We went on the DMZ Tour run by the USO. It's really one of the only ways you'll be allowed into the DMZ zone as a tourist and a fairly reasonable price for a half day trip out.
Funnily enough, the bulk of drama happened on our way to the meeting spot to get on the coach, mostly due to the poor decision we made to actually get breakfast from a small bakery on our way to Hongik University Station at 7AM. I think we lost a good 15min picking our bread and then being served by the slowest bakery owner ever, who legitimately took about 5 minutes to make coffee for the person in front of us, by which point we were seriously considering abandoning our bread and dashing. We probably should have. Halfway through the train journey, with a sinking feeling we were going to be late, we decided to take our chances by abandoning the subway plan and frantically hailing a taxi, at which point I was definitely freaking out and trying (badly) to communicate to our driver that this was really urgent because the tour fee is non-refundable on the day. To his credit, the ajusshi comprehended the panic on our faces and really floored it.
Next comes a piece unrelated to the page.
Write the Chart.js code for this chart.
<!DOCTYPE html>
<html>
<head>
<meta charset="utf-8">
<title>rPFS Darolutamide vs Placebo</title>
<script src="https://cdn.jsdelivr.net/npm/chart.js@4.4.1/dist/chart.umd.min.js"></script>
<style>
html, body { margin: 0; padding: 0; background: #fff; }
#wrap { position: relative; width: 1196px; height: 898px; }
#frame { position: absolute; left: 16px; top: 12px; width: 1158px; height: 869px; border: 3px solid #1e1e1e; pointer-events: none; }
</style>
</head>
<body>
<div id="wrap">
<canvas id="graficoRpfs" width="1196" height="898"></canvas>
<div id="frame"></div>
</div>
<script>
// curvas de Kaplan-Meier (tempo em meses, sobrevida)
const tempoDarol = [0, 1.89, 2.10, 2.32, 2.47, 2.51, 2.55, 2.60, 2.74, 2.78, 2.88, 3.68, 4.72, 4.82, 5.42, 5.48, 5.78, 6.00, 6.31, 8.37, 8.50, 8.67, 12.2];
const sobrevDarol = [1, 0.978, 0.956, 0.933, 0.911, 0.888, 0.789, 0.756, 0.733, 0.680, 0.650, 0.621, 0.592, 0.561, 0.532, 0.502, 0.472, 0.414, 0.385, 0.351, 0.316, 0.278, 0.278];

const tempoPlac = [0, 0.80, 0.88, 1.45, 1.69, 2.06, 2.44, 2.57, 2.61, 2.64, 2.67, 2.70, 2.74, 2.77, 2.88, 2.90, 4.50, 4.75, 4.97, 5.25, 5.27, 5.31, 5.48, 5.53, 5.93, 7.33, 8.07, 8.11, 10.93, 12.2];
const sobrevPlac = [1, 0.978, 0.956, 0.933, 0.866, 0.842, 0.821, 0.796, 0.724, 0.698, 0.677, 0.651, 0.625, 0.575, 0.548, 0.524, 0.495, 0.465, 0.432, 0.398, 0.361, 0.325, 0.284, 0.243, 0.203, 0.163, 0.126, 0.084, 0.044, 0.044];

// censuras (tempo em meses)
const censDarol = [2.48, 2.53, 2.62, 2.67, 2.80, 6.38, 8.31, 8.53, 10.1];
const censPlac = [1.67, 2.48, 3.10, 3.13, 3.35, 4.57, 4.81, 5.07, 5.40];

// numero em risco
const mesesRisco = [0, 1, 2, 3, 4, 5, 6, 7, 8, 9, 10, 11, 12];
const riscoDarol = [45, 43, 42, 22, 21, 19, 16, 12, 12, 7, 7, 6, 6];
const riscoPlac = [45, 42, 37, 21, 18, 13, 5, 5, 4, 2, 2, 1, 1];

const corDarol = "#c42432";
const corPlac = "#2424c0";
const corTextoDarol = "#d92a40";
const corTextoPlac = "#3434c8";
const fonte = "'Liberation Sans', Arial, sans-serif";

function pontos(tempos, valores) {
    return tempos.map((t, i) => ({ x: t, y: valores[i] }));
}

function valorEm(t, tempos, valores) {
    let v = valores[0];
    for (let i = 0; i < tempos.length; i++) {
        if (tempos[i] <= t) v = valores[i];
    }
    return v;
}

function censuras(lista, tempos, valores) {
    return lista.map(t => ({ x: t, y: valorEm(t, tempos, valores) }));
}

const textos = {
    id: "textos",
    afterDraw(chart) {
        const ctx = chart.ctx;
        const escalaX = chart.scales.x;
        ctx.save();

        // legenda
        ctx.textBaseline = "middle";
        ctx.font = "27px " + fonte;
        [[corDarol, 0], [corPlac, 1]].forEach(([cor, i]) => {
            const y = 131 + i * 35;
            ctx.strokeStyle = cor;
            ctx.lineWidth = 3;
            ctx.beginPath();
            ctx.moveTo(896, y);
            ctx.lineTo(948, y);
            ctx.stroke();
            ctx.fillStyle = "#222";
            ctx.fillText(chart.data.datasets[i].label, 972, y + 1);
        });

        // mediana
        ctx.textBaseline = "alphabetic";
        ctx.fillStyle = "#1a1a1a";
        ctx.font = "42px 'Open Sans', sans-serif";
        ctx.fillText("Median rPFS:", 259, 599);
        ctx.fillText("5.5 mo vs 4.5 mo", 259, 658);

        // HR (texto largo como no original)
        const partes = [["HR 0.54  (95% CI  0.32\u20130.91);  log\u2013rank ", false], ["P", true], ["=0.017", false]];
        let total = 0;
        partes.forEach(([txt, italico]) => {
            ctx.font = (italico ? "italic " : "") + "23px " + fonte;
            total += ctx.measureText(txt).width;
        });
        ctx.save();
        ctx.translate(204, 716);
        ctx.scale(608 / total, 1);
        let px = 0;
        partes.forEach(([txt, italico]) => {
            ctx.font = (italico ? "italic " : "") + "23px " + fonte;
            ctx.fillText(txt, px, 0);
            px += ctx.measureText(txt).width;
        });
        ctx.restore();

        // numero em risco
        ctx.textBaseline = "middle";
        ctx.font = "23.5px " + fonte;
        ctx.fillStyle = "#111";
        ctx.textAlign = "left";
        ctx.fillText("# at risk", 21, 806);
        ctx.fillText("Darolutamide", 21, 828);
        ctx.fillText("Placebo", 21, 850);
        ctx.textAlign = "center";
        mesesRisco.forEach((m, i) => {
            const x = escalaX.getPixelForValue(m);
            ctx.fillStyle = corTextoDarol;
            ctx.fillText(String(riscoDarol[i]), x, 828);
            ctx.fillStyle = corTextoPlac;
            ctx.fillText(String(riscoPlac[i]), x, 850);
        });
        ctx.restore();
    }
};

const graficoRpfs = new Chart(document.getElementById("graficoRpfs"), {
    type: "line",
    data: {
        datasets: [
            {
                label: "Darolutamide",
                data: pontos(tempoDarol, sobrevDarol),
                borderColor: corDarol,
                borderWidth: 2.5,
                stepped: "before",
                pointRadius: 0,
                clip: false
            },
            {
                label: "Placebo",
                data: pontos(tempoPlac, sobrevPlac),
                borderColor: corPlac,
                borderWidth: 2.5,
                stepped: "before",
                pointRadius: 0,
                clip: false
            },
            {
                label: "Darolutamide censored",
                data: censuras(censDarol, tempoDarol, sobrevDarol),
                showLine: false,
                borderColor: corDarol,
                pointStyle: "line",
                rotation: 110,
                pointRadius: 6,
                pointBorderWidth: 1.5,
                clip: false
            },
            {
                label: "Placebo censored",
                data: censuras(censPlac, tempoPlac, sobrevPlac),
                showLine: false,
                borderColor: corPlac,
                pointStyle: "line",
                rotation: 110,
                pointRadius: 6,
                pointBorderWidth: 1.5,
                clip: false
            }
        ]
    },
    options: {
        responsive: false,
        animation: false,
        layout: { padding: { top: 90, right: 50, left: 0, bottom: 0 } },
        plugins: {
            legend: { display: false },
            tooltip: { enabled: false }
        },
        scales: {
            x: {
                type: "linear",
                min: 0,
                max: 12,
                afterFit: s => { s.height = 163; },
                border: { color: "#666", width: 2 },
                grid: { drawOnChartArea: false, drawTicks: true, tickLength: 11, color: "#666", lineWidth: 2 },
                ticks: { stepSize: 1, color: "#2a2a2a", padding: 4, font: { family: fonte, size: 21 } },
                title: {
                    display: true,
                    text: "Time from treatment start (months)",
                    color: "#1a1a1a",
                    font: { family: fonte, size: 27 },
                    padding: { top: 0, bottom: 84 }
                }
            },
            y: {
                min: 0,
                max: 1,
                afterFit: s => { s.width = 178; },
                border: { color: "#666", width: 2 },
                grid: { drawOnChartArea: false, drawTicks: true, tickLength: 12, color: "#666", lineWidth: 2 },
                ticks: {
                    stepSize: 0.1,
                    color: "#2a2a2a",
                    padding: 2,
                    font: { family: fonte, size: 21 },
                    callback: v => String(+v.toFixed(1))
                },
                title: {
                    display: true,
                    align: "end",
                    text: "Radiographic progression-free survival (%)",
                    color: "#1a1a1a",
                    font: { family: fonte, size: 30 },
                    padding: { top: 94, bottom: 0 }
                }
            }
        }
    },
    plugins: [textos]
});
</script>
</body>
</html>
We then got off the taxi and proceeded to run in the wrong direction towards the US Army base, which was a solid wall with barbed wire about a block long. We then got lost for another desperate 10 minutes (with the clock ticking down), before finally realising the meeting point was actually just across the (very wide road) where we had initially gotten off the taxi. A mad dash followed, which involved illegally vaulting over a bush and onto the main road, right in front of a bemused security guard at the US Army base.
So. Don't do that.
Briefly, things I learnt from visiting the DMZ on a comfortable, air-conditioned coach.
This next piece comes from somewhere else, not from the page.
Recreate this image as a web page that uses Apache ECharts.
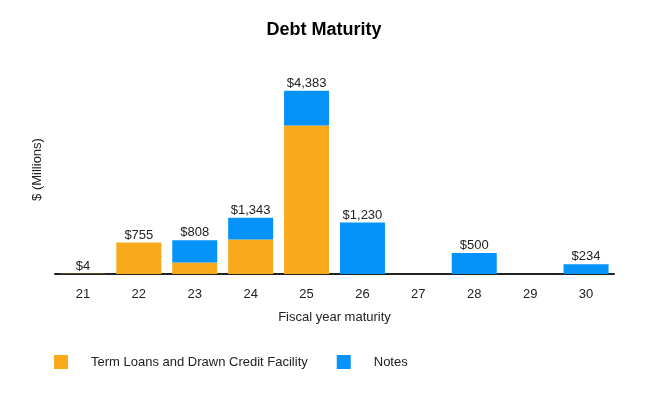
<!DOCTYPE html>
<html>
<head>
<meta charset="utf-8">
<script src="https://cdn.jsdelivr.net/npm/echarts@6/dist/echarts.min.js"></script>
<style>
  html, body { margin: 0; padding: 0; background: #fff; }
  #chart { width: 648px; height: 398px; }
</style>
</head>
<body>
<div id="chart"></div>
<script>
// 数据
var years = ["21", "22", "23", "24", "25", "26", "27", "28", "29", "30"];
var termLoans = [4, 755, 275, 823, 3550, 0, 0, 0, 0, 0];
var notes = [0, 0, 533, 520, 833, 1230, 0, 500, 0, 234];
var totals = [4, 755, 808, 1343, 4383, 1230, null, 500, null, 234];

var font = "Liberation Sans, Arial, sans-serif";

var chart = echarts.init(document.getElementById("chart"));

option = {
  animation: false,
  title: {
    text: "Debt Maturity",
    left: "center",
    top: 16,
    textStyle: { fontFamily: font, fontSize: 18, fontWeight: "bold", color: "#000" },
  },
  legend: {
    data: ["Term Loans and Drawn Credit Facility", "Notes"],
    left: 49,
    top: 350,
    itemWidth: 14,
    itemHeight: 14,
    itemGap: 29,
    icon: "rect",
    textStyle: { fontFamily: font, fontSize: 13, color: "#222", padding: [0, 0, 0, 18] },
  },
  grid: { left: 55, right: 34, top: 65, bottom: 124 },
  xAxis: {
    type: "category",
    data: years,
    axisLine: { lineStyle: { color: "#222", width: 2 } },
    axisTick: { show: false },
    axisLabel: { fontFamily: font, fontSize: 13, color: "#222", margin: 14 },
    name: "Fiscal year maturity",
    nameLocation: "middle",
    nameGap: 37,
    nameTextStyle: { fontFamily: font, fontSize: 13, color: "#222" },
  },
  yAxis: {
    type: "value",
    min: 0,
    max: 5000,
    axisLine: { show: false },
    axisTick: { show: false },
    axisLabel: { show: false },
    splitLine: { show: false },
    name: "$ (Millions)",
    nameLocation: "middle",
    nameGap: 11,
    nameRotate: 90,
    nameTextStyle: { fontFamily: font, fontSize: 13, color: "#222" },
  },
  series: [
    {
      name: "Term Loans and Drawn Credit Facility",
      type: "bar",
      stack: "debt",
      barWidth: 45,
      itemStyle: { color: "#F9AA1B" },
      data: termLoans,
    },
    {
      name: "Notes",
      type: "bar",
      stack: "debt",
      itemStyle: { color: "#0693F9" },
      data: notes,
    },
    {
      // 总额标签
      name: "total",
      type: "bar",
      stack: "debt",
      itemStyle: { color: "transparent" },
      data: totals.map(function (t) { return t == null ? null : 0; }),
      label: {
        show: true,
        position: "top",
        distance: 1,
        fontFamily: font,
        fontSize: 13,
        color: "#222",
        formatter: function (p) {
          var t = totals[p.dataIndex];
          return t == null ? "" : "$" + t.toLocaleString("en-US");
        },
      },
    },
  ],
};
chart.setOption(option);
</script>
</body>
</html>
Almost all the places we visited were eerily quiet and empty...except for the occasional soldier or two, and busloads of tourists, especially at the 3rd Infiltration Tunnel. We were surrounded by a disconcertingly large number of Chinese tour groups.
Dorasan Station, the last station before North Korea, was how South Korean workers at Kaesong Industrial Park (jointly operated by North and South Korea) commuted to work, but the station has not really been in operation since the escalation of tensions in recent years. At some point though, some of your 'Made in Korea' clothes may have been made by people from both 'Koreas'.
You will probably bump your head at least once when walking through the 3rd Infiltration Tunnel so wear the hard hat provided for you at all times. It's a jarring sight to walk through the dank tunnel and see rolls of razor wire and heavily fortified steel 'walls' at the end - and not merely for display.